I'm embarrassed. This has been the most newsworthy week in recent memory, and I wasn't here to comment on it. So let's see if I can get up to speed. . . .
A week ago this time the federal government was simply trying to prop up two big banks and an insurance company. Now they're going to spend 700 billion - billion, with a "b" - to prop up all of Wall Street to keep credit flowing and avoid a meltdown of the national and possibly global economy. I don't have an opinion of this. I know we can't just throw a loan willy-nilly to the greed-heads who run our economy, but something has to be done. But is this the right thing? Hmm, maybe I do have an opinion about this after all. . . .
John McCain almost didn't debate Barack Obama last night, claiming to want to put it off because of the financial crisis, which he pledged to help solve. But even when a deal failed to materialize, McCain was confident that a deal could be reached. The only problem is, he didn't do anything to facilitate a deal this week, and he's been AWOL on the issue of the economy much of the year, not having voted on Senate bills since April. Barack Obama has been out of the Senate a lot too, of course, but he didn't suggest calling off the debate and, quite frankly, would be the first to admit that going back to Washington wasn't going to - and didn't - solve anything.

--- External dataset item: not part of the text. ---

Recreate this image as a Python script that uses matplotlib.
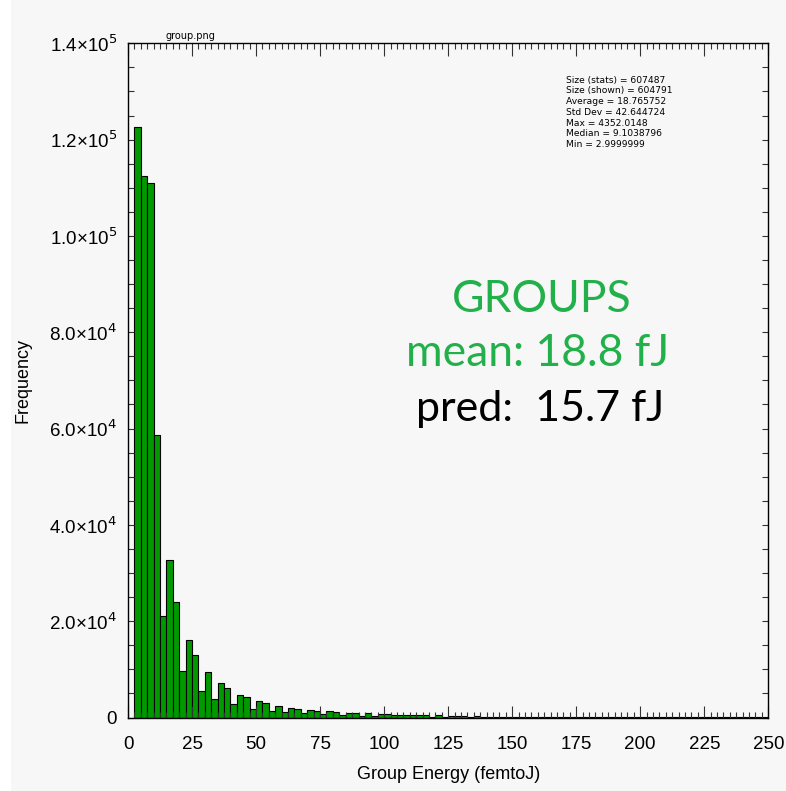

So the debate was held last night. I was at a concert - Graham Parker, whom I finally saw after waiting over a decade for the opportunity - so I missed it, but I hope to see the repeat on MSNBC tomorrow. From what I gather, McCain didn't do too well, failing to make any eye contact with Obama and still being unclear on the relationship between Spain and the United States, confusing the European NATO ally with a Latin American banana republic.
McCain may have thought Iraq and Pakistan shared a border, but he's still more adept with geography than running mate Sarah Palin, who knows her home state of Alaska is between Russia and Canada but somehow fails to understand that Alaska, the most remote state, is between the Chukotka Autonomous Okrug and the Yukon Territory, the two most remote places in Russia and Canada, respectively. In other words, her state's location hardly makes her an international affairs expert. Her incoherent explanation of how Vladimir Putin's plane enters American air space through Alaska led me to wonder why Putin would fly east from Moscow to get to Washington or New York for a summit - and over the International Date Line - when flying west would be easier. But then, what do you expect from someone who didn't even have a passport until last year?
She makes Dan Quayle look Periclean.